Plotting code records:

:::

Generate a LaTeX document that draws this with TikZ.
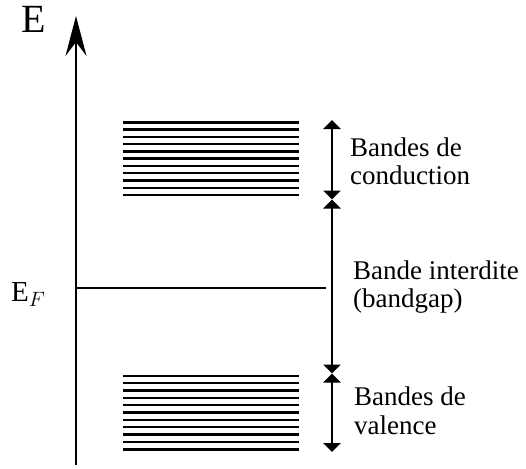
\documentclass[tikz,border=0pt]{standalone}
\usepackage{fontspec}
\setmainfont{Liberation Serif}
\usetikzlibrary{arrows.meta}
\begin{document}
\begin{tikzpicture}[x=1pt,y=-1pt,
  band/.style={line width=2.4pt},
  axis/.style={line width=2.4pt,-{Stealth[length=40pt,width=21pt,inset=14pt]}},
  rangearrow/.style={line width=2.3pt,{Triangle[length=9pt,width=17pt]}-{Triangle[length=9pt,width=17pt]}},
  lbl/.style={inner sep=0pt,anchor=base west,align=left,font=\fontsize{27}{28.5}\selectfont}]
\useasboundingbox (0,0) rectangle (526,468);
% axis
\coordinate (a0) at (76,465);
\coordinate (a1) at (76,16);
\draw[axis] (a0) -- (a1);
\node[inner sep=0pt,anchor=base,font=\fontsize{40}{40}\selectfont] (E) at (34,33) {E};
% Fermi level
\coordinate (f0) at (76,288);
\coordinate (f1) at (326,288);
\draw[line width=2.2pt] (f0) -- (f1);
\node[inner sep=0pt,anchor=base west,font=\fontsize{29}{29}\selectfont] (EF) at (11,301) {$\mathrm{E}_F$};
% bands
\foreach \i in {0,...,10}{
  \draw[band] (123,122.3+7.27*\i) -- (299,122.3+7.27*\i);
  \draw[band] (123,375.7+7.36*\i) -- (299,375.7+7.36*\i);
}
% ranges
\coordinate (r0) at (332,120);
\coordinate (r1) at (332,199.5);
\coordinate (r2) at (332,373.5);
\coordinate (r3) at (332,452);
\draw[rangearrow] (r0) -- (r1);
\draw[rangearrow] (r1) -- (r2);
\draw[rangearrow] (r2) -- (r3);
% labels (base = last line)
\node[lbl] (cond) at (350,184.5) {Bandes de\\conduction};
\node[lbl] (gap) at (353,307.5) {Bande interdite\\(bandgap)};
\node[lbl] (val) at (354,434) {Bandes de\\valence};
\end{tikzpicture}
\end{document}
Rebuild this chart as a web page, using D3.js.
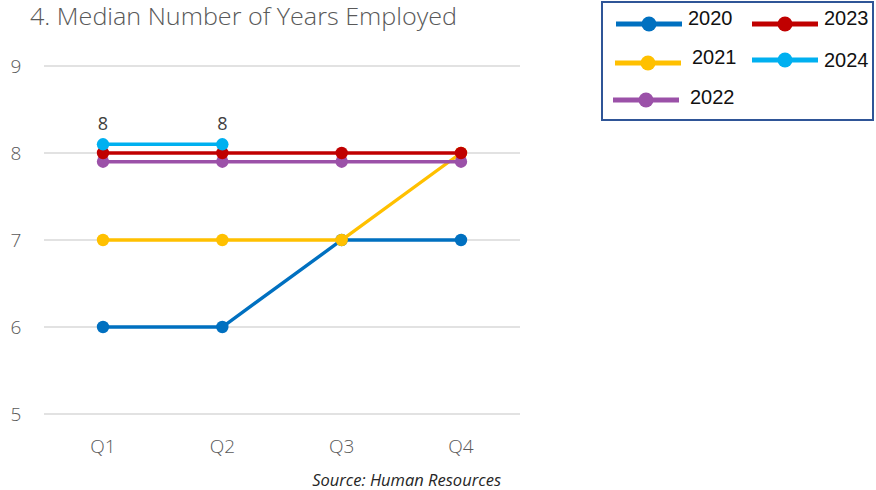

:::

- _EXERCISE_:
Drop the pictures and reproduce the rest of the entries above exactly.

- _THE ANSWER_:
Generate a LaTeX document that draws this with TikZ.
\documentclass[tikz,border=0pt]{standalone}
\usepackage{fontspec}
\setmainfont{Liberation Serif}
\usetikzlibrary{arrows.meta}
\begin{document}
\begin{tikzpicture}[x=1pt,y=-1pt,
  band/.style={line width=2.4pt},
  axis/.style={line width=2.4pt,-{Stealth[length=40pt,width=21pt,inset=14pt]}},
  rangearrow/.style={line width=2.3pt,{Triangle[length=9pt,width=17pt]}-{Triangle[length=9pt,width=17pt]}},
  lbl/.style={inner sep=0pt,anchor=base west,align=left,font=\fontsize{27}{28.5}\selectfont}]
\useasboundingbox (0,0) rectangle (526,468);
% axis
\coordinate (a0) at (76,465);
\coordinate (a1) at (76,16);
\draw[axis] (a0) -- (a1);
\node[inner sep=0pt,anchor=base,font=\fontsize{40}{40}\selectfont] (E) at (34,33) {E};
% Fermi level
\coordinate (f0) at (76,288);
\coordinate (f1) at (326,288);
\draw[line width=2.2pt] (f0) -- (f1);
\node[inner sep=0pt,anchor=base west,font=\fontsize{29}{29}\selectfont] (EF) at (11,301) {$\mathrm{E}_F$};
% bands
\foreach \i in {0,...,10}{
  \draw[band] (123,122.3+7.27*\i) -- (299,122.3+7.27*\i);
  \draw[band] (123,375.7+7.36*\i) -- (299,375.7+7.36*\i);
}
% ranges
\coordinate (r0) at (332,120);
\coordinate (r1) at (332,199.5);
\coordinate (r2) at (332,373.5);
\coordinate (r3) at (332,452);
\draw[rangearrow] (r0) -- (r1);
\draw[rangearrow] (r1) -- (r2);
\draw[rangearrow] (r2) -- (r3);
% labels (base = last line)
\node[lbl] (cond) at (350,184.5) {Bandes de\\conduction};
\node[lbl] (gap) at (353,307.5) {Bande interdite\\(bandgap)};
\node[lbl] (val) at (354,434) {Bandes de\\valence};
\end{tikzpicture}
\end{document}
Rebuild this chart as a web page, using D3.js.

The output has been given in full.